For me, as for most people who’ve been to see it, Sam Mendes’ World War I masterpiece 1917, was an experience as much as it was a film. The long immersive scenes, the raw action and the attention to detail all drew me in, so much so that it has stayed with me ever since. The story and lead character are based on Sam Mendes’ grandfather and, unavoidably, my mind turned to my half-uncle, Captain Richard Percy Buxton, who was killed in 1918.
Richard was in France for much of the war, but by 1918 had been moved to the front facing the Austrians in northern Italy. During the movie, I was looking for a whistle like the one that has been living on my mantlepiece for some months now, since Remembrance Sunday in fact. That day I’d switched on the TV mid-morning and found the BBC covering the armistice service in Whitehall, the yearly dwindling lines of veterans, the medals oversized on frail chests. I watched for ten minutes but more out of a sense of obligation than anything else, I had other things to get on with, or at least other things to watch. I said a rushed prayer and moved on with my day.
I was interrupted again later when my wife, Sally, pointed out a new stain that had appeared in the ceiling on the landing. Begrudging the time and fearing some catastrophe up there was going to be expensive to fix, I pulled down the loft-ladder and climbed up with a torch. A pile of old boxes, badly stacked by yours truly, had toppled onto a corrugated pipe that fed into a water pump. Nothing too drastic, but I had to pass some of the boxes down to Sally so I could dry things out. Inside them were a few old photo albums that needed wiping down and a curious hexagonal wooden box I suspect my father made. I removed the lid and lifted out a tubular, metal two-inch whistle attached to a long and heavy chain. I knew it must be Richard’s, passed to me when my father died but forgotten and packed away. It was of its time; weighty, durable and full of purpose. It was as if I was being pointedly reminded that it was Remembrance Day. I’ve not had the heart to put the whistle away since.

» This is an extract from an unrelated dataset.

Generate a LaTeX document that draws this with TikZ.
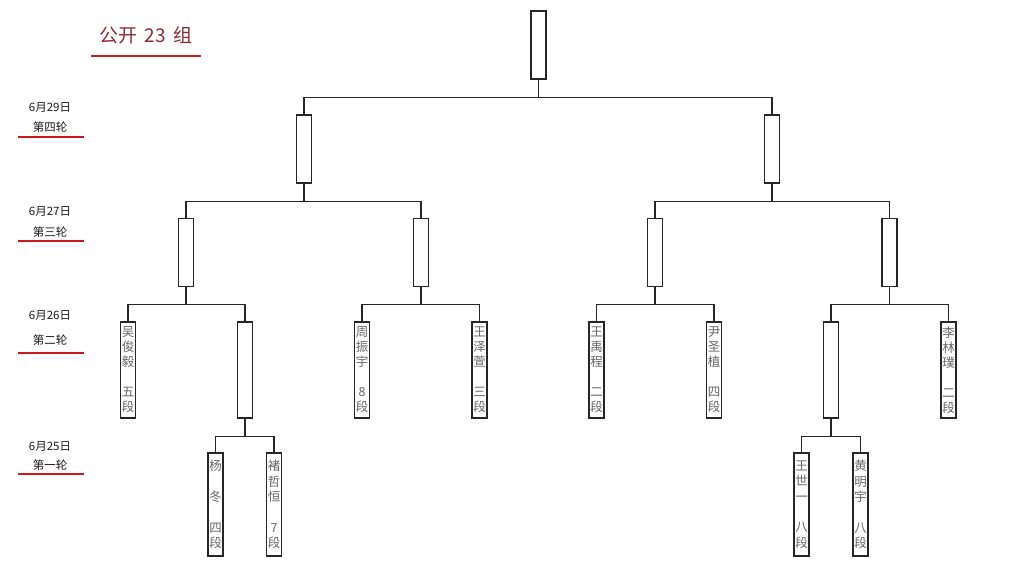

Then came 1917. There were plenty of similar whistles on show, officers blowing them to signal the attack, send their men over the top. Its shrill call must have been the last note many of the men heard but, perhaps, for a shell screeching home. Richard was killed in 1918, early one June day when the Austrians attacked. He went to get re-enforcements, was wounded once and bound up, went on and was shot in the head. That’s all we know. Sam Mendes’ movie made me think about Richard’s last days. What friendships he had, what letters to and from home, the weather, his last meal, his last joke? Was anyone there at the very end? Did he use that whistle on his final day? Was it the last thing to touch his lips?
The six-year old in me wants to blow it; it’s what whistles are for. There were British camps in the South Downs here in World War 1. I imagine taking my uncle’s whistle out before dawn, climbing into the hills, putting it to my mouth, drawing into my lungs the cool Sussex air. Maybe I have a right to blow it more than most? I’m his namesake after all? What ghosts, real and imagined, might it summon to me? Would it call back spent souls from across the channel? I might see them step out ahead of the sea-mist as if it were gun-smoke, bayonets levelled they surround me and with their collective lost voice demand the whistle return with them to its own time and place, to its own sad purpose.